University to honor Martin Luther King Jr. in 10-day long celebration

Mariana Alfaro , Assistant Campus Editor

Northwestern will hold its annual 10-day Martin Luther King Jr. celebration starting Saturday with a day of service. The events include a candlelight vigil Monday night in Alice Millar Chapel and a speech by civil rights lawyer and activist Michelle Alexander.

For the first time in NU history, the celebration will include a student oratorical contest held Monday at Norris University Center’s McCormick Auditorium. Three students will recite orations inspired by King, and the winner will speak during the keynote event.

“This is the first time we have tried to engage students in actively participating in and thinking about King and also giving an opportunity for the students to be showcased in the keynote address,” said Medill Prof. Charles Whitaker, a co-chair for the celebration’s planning committee and a Students Publishing Company board member.

The keynote speaker this year is Alexander, who currently works at both the Kirwan Institute for the Study of Race and Ethnicity and the Moritz College of Law at The Ohio State University. She will speak at Pick-Staiger Concert Hall on Jan. 26 at 6 p.m.

“Michelle Alexander’s book ‘The New Jim Crow’ is a really trenchant work that looks at the issues of today that are affecting the African-American community,” Whitaker said. “It is a new way of looking at institutional racism and beginning to address the still nagging problems of racism.”

Alexander also helped lead a national campaign against racial profiling through law enforcement while serving as the director of the Racial Justice Project for the ACLU of Northern California.

Members of Alpha Phi Alpha at NU are collaborating with University Chaplain Timothy Stevens on this year’s candlelight vigil in honor of King.

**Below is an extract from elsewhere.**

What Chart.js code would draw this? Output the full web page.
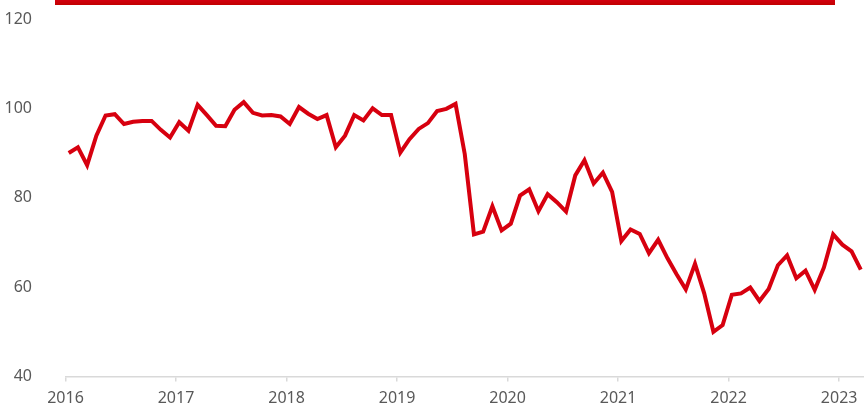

“Dr. King was an Alpha and the Alphas have taken the lead in helping the University organize the proper celebration of Dr. King, even before there was a holiday,”  Stevens, the planning committee’s other co-chair, said.

Carol Moseley Braun, former ambassador of the United States to New Zealand and Samoa, will speak during the candlelight vigil. The former presidential candidate remains the only African-American woman to have ever served in the U.S. Senate.

“Traditionally the purpose of the candlelight speakers is to recognize the importance of the religious conventions that Dr. King embodied,” Stevens said. “He was a minister, he served churches … all of this was important to his civil rights work and with the candlelight vigil we hope to highlight that.”

Both the keynote and the candlelight vigil events are open to the general public, with sign language translation provided.

A screening of the documentary “White Like Me” is scheduled for Jan. 26 at 4:30 p.m. at the Graduate Student Commons, as well as Harambee, an event co-sponsored by African American Student Affairs and For Members Only that will be held Jan. 30 at the Louis Room in Norris University Center.